契約が完了したら財産管理委任契約が有効になります。書類を適切に保管し、契約内容に基づいて受任者が財産管理を開始しましょう。財産管理の開始後は依頼者への定期報告や記録の保存が求められます。

財産管理委任契約の費用の相場

財産管理委任契約を締結する際には、どの程度の費用が必要なのでしょうか。ここからは費用の相場について見ていきましょう。

専門家に相談や依頼をした場合の報酬

専門家に財産管理委任契約の作成や手続きのサポートを依頼した場合、報酬は契約内容や地域によって異なります。司法書士や弁護士に依頼した場合、相談料は1回当たり5,000円程度、財産管理委任契約書作成費用は50,000円程度かかります。

また、専門家を受任者に選んだ場合は管理業務に対する報酬を支払います。

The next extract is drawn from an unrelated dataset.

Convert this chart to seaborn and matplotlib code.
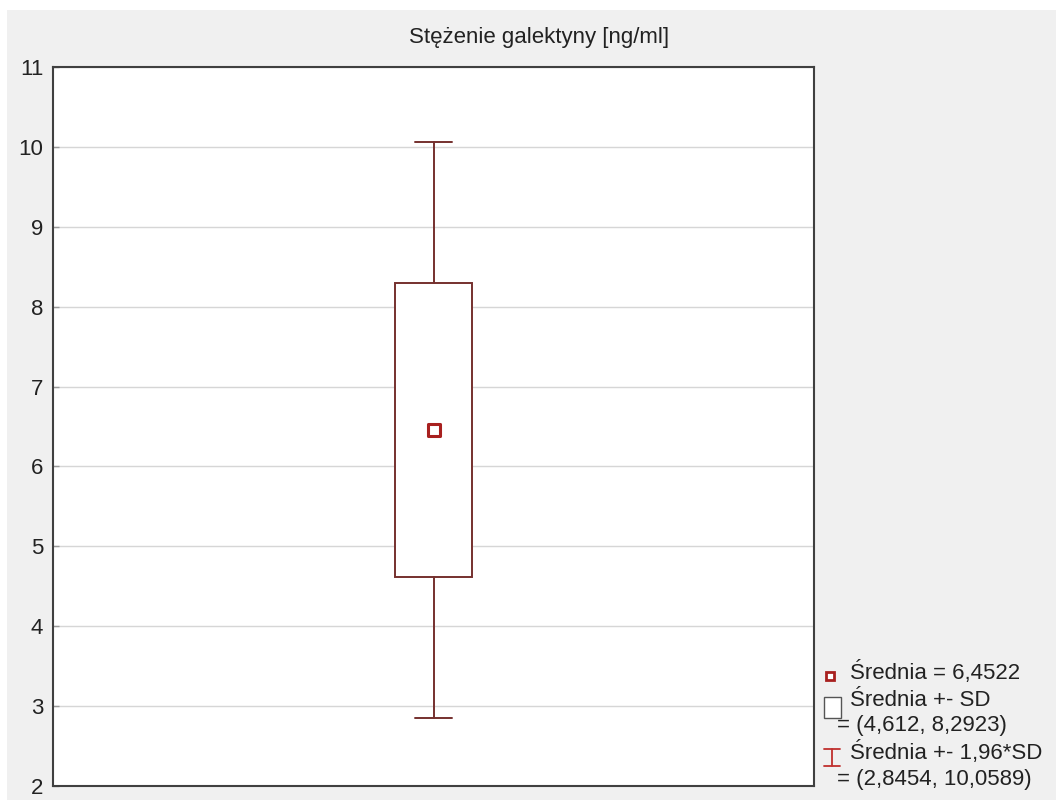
import matplotlib
matplotlib.use("Agg")
import matplotlib.pyplot as plt
from matplotlib.patches import Rectangle
from matplotlib.lines import Line2D
import seaborn as sns
import pandas as pd

# Summary statistics of galectin concentration
title = "Stężenie galektyny [ng/ml]"
mean_value = 6.4522
sd_range = [4.612, 8.2923]
sd196_range = [2.8454, 10.0589]
y_ticks = [2, 3, 4, 5, 6, 7, 8, 9, 10, 11]

legend_lines = [
    "Średnia = 6,4522",
    "Średnia +- SD",
    "= (4,612, 8,2923)",
    "Średnia +- 1,96*SD",
    "= (2,8454, 10,0589)",
]

sns.set_theme(style="white")
plt.rcParams["font.family"] = ["Liberation Sans", "DejaVu Sans"]

BOX_COLOR = "#75302e"
MARK_COLOR = "#a8201f"
BG = "#f0f0f0"
FS = 16

fig = plt.figure(figsize=(10.56, 8.0), dpi=100, facecolor="white")
fig.patches.append(Rectangle((7 / 1056, 0), 1 - 7 / 1056, 1 - 10 / 800,
                             transform=fig.transFigure, facecolor=BG,
                             edgecolor="none", zorder=-10))

ax = fig.add_axes([53 / 1056, 1 - 786 / 800, (814 - 53) / 1056, (786 - 67) / 800])
ax.set_facecolor("white")

stats = [{
    "med": mean_value,
    "q1": sd_range[0],
    "q3": sd_range[1],
    "whislo": sd196_range[0],
    "whishi": sd196_range[1],
    "fliers": [],
}]
line_kw = dict(color=BOX_COLOR, linewidth=1.4)
ax.bxp(stats, positions=[0], widths=0.1, capwidths=0.048, showfliers=False,
       patch_artist=True,
       boxprops=dict(facecolor="white", edgecolor=BOX_COLOR, linewidth=1.4),
       whiskerprops=line_kw, capprops=line_kw,
       medianprops=dict(linewidth=0), zorder=3)

df = pd.DataFrame({"x": [0.0], "y": [mean_value]})
sns.scatterplot(data=df, x="x", y="y", marker="s", s=70, color="white",
                edgecolor=MARK_COLOR, linewidth=2.2, ax=ax, zorder=5,
                legend=False)

ax.set_xlim(-0.5, 0.5)
ax.set_ylim(y_ticks[0], y_ticks[-1])
ax.set_yticks(y_ticks)
ax.set_yticklabels([str(t) for t in y_ticks], fontsize=FS, color="#222222")
ax.set_xticks([])
ax.set_xlabel("")
ax.set_ylabel("")
ax.yaxis.grid(True, color="#d6d6d6", linewidth=1.0)
ax.set_axisbelow(True)
ax.tick_params(axis="y", direction="in", length=4, width=1, color="#999999",
               pad=7, left=True)
for sp in ax.spines.values():
    sp.set_color("#404040")
    sp.set_linewidth(1.5)
    sp.set_visible(True)

fig.text(539 / 1056, 1 - 38 / 800, title, ha="center", va="center",
         fontsize=FS, color="#222222")

# Legend, drawn in figure pixels
def fx(px):
    return px / 1056

def fy(py):
    return 1 - py / 800

text_x = [850, 850, 837, 850, 837]
text_y = [673, 700, 726, 753, 779]
for line, px, py in zip(legend_lines, text_x, text_y):
    fig.text(fx(px), fy(py), line, ha="left", va="center", fontsize=FS,
             color="#222222")

fig.lines.append(Line2D([fx(830)], [fy(676)], marker="s", markersize=6,
                        markerfacecolor="white", markeredgecolor=MARK_COLOR,
                        markeredgewidth=2.0, linestyle="none",
                        transform=fig.transFigure))
fig.patches.append(Rectangle((fx(824), fy(718)), fx(841) - fx(824),
                             fy(697) - fy(718), transform=fig.transFigure,
                             facecolor="white", edgecolor="#555555",
                             linewidth=1.0))
for seg in ([824, 840, 749, 749], [824, 840, 766, 766], [832, 832, 749, 766]):
    fig.lines.append(Line2D([fx(seg[0]), fx(seg[1])], [fy(seg[2]), fy(seg[3])],
                            color="#c0302e", linewidth=1.3,
                            transform=fig.transFigure))

fig.savefig("out.png", dpi=100, facecolor=fig.get_facecolor())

報酬額は業務内容等によって差がありますが、月額10,000~50,000円程度が相場のようです。

契約書を公正証書にした場合の手数料

公正証書化の手数料は、契約内容や受任者への報酬金額により異なります。一般的には任意後見契約と合わせて約30,000~50,000円ほどかかることが多いようです。

この費用には、証書作成費用や印紙税、公証役場での手続きにかかる諸経費が含まれます。もしも大きな金額を取り扱う場合はより高額な手数料が発生します。

目的に合わせて財産管理委任契約を活用しよう

財産管理委任契約は判断能力があるものの身体的な理由などで自力での財産管理が困難な時に、財産管理や療養看護を第三者に委任するための契約です。原則公正証書が不要で契約締結できるので、その時々の状況に合わせて柔軟に利用できることから多くの人が利用しています。

ただ、財産管理委任契約に対応していない金融機関があるので事前に確認しておくことと、判断能力低下後には任意後見契約に切り替えることも考慮して準備することをおすすめします。